The tokens need to be fed into the model along with the prompt and this takes time. Naive attention is O(N^2). They probably use at least flash attention, and likely something more exotic to their hardware.

You'll notice in their video [1] that they never show the prompts running interactively. This is for a roughly 800K context. They claim that "the model took around 60s to respond to each of these prompts".

This is not really usable as an interactive experience. I don't want to wait 1 minute for an answer each time I have a question.

[1] https://www.youtube.com/watch?v=SSnsmqIj1MI

rfoo · on Feb 17, 2024

GP's point is you can cache the state after the model processed the super long context but before it ingests your prompt.

If you are going to ask "then why don't OpenAI do it now", the answer is it takes a lot of storage (and IO) so it may not be worth it for shorter context, it adds significant complexity to the entire serving stack, and is incoherent with how OpenAI originally imagined where the "custom-ish" LLM serving game is going to - they bet on finetuning and dedicated instances, instead of long context.

The tradeoff can be reflected in the API and pricing, LLM APIs don't have to be like OpenAI's. What if you have an endpoint to generate a "cache" of your context (or really, a prefix of your prompt), billed as usual per token, then you can use your prompt prefix for a fixed price no matter how long it is?

localhost · on Feb 17, 2024

Do you have examples of where this has been done?
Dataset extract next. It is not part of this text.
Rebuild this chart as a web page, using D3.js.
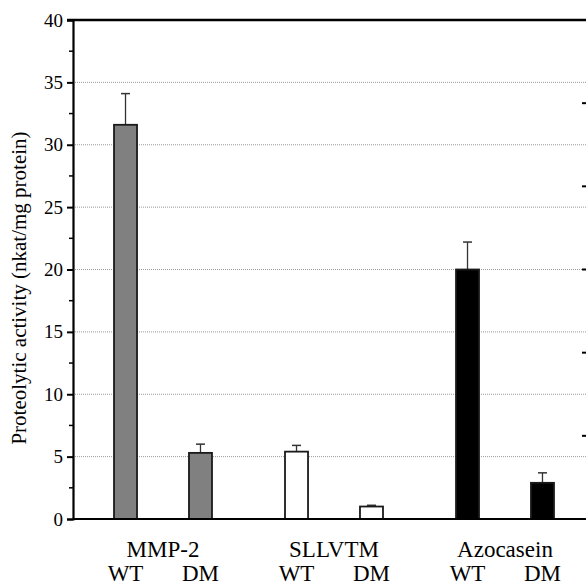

Based on my understanding you can do things like cache the embeddings to avoid the tokenization/embedding cost, but you will still need to do a forward pass through the model with the new user prompt and the cached context. That is where the naive O(N^2) complexity comes from and that is the cost that cannot be avoided (because the whole point is to present the next user prompt to the model along with the cached context).